I really want to make sure I enjoy every minute of what's to come.  I'll be opening a whole new chapter of my life and saying goodbye to the place that's been my home for 26 years.

In a lot of ways, even though I am an "adult" I still frequently feel like a kid.  Part of it is still being in school, part of it is my personality I think.  Either way, moving forward with this huge step in life makes me feel very adult all of a sudden, and also really old.  Not in a bad way at all - I am very thankful and excited about what is to come.

So...I feel slightly more justified in my wedding daydreams.  The crazy part is that it may not be too long before I can be planning for real!

Monday, November 22, 2010

All a-buzz for my fellow bees!

Having been a waiting lady, pre-occupied with pre-planning, I've logged a lot of hours over the past 6 months or so, perusing the immense, extensive, and highly detailed amount of wedding planning information on the internet.

I'd known about The Knot for quite some time, pretty much ever since my first childhood friend got married around 6 years ago.  I'd visit there occasionally over the years, just for fun, or when I needed to consult the gift registries of various friends, but I never really spent a lot of time there.  The information and pictures seemed to remain pretty much the same over time.  I needed more to sate my wedding appetite!

As a total newbie, I figured there must be some good wedding blogs out there.  Simple google searches led me to Green Wedding Shoes and Style Me Pretty among many others.  Just by chance, I clicked on a link to Weddingbee and there I found not only an imformative and fun blog full of posts from all sorts of women, but also an incredibly active message board community.  Jackpot!

I'm a self-proclaimed internet junkie, and I love getting involved in online forums.  This awesome "hive" of Bees seemed like a great place to get involved.  As I lurked for a while at first, I saw evidence of the community of posters, sharing ideas and thoughts, helping each other through hard decisions and celebrating with each other.  I figured I would wait to register an account until I was "officially" planning a wedding...no one would take me seriously as a gal without a ring.  What could I possibly add to the community without being engaged and planning?

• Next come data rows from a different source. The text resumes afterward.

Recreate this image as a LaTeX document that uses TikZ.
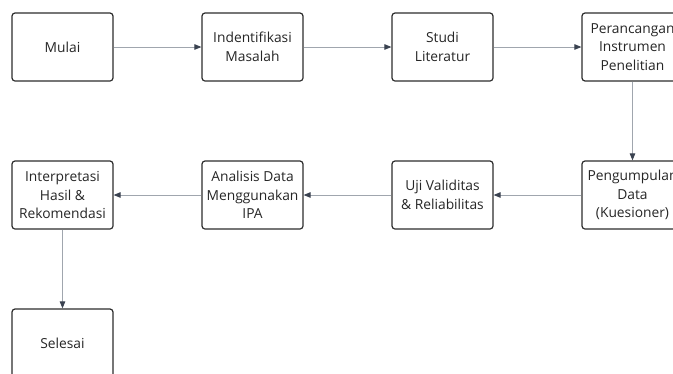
\documentclass[tikz,border=0pt]{standalone}
\usepackage{fontspec}
\setmainfont{Open Sans}
\usetikzlibrary{arrows.meta}
\definecolor{boxline}{HTML}{2E2E2E}
\definecolor{conn}{HTML}{A0A6AE}
\definecolor{tipc}{HTML}{3A4250}
\definecolor{txt}{HTML}{262626}
\begin{document}
\begin{tikzpicture}[x=1pt,y=1pt,
  stepbox/.style={draw=boxline, line width=1.2pt, rounded corners=3pt,
    minimum width=101pt, minimum height=68pt, align=center, inner sep=0pt,
    text=txt, font=\fontsize{13.8}{18.5}\selectfont},
  conn/.style={draw=conn, line width=0.9pt, -{Triangle[length=7pt,width=5.5pt,fill=tipc,color=tipc]}}]
\useasboundingbox (0,0) rectangle (673,-373);
\fill[white] (0,0) rectangle (673,-373);
\node[stepbox] (a) at (62.5,-47) {Mulai};
\node[stepbox] (b) at (252.5,-47) {Indentifikasi\\Masalah};
\node[stepbox] (c) at (442.5,-47) {Studi\\Literatur};
\node[stepbox] (d) at (632.5,-47) {Perancangan\\Instrumen\\Penelitian};
\node[stepbox] (e) at (632.5,-195) {Pengumpulan\\Data\\(Kuesioner)};
\node[stepbox] (f) at (442.5,-195) {Uji Validitas\\\& Reliabilitas};
\node[stepbox] (g) at (252.5,-195) {Analisis Data\\Menggunakan\\IPA};
\node[stepbox] (h) at (62.5,-195) {Interpretasi\\Hasil \&\\Rekomendasi};
\node[stepbox] (i) at (62.5,-343) {Selesai};
\draw[conn] (a) -- (b);
\draw[conn] (b) -- (c);
\draw[conn] (c) -- (d);
\draw[conn] (d) -- (e);
\draw[conn] (e) -- (f);
\draw[conn] (f) -- (g);
\draw[conn] (g) -- (h);
\draw[conn] (h) -- (i);
\end{tikzpicture}
\end{document}
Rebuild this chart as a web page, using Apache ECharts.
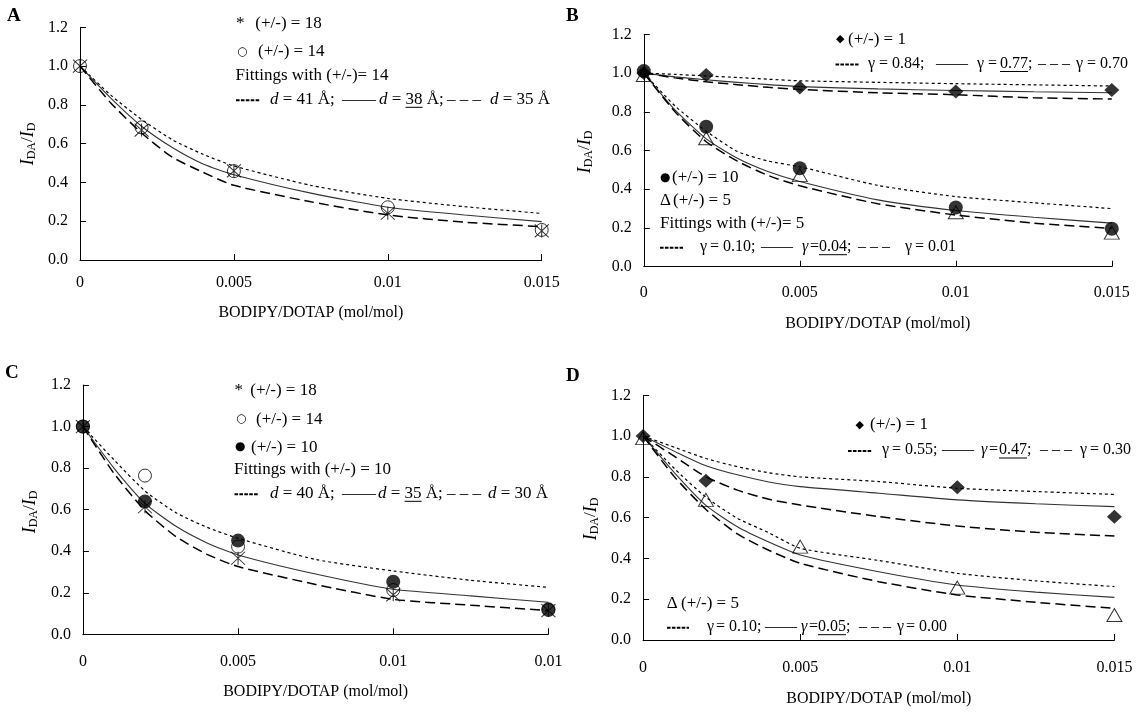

It was there that I was very wrong.  Weddingbee has a place just for girls like me - it's their Waiting board.  A location specifically designed for women who aren't engaged yet, but have caught the wedding bug, or are maybe just looking for a little support.  There's a great deal of anxiety, self-doubt, and frustration that comes with this territory, and the Waiting board is a great antidote to the insanity.  I'd grown embarrassed about bitching and whining to my close friends and family.  They wanted me to shut up about it, I wanted to shut up about it, but the word vomit just wouldn't stop.  The Waiting board has given me, and many other women a place to come, and under the veil of internet anonymity spill their guts and vent. 

Every weekend, I look forward to seeing if any of my fellow Waitng Bees get engaged.  I smile at their romantic proposal stories, and even tear up from time to time.  I feel genuinely happy when these strangers that I have never and probably will never meet finally get to say they are engaged to the man of their dreams.

Most of all, it's just nice to know that I'm not crazy - that other women feel this way too.  It's not something society really "accepts" per se, so I am very thankful to know that I have a place to go that helps to ease my waiting blues.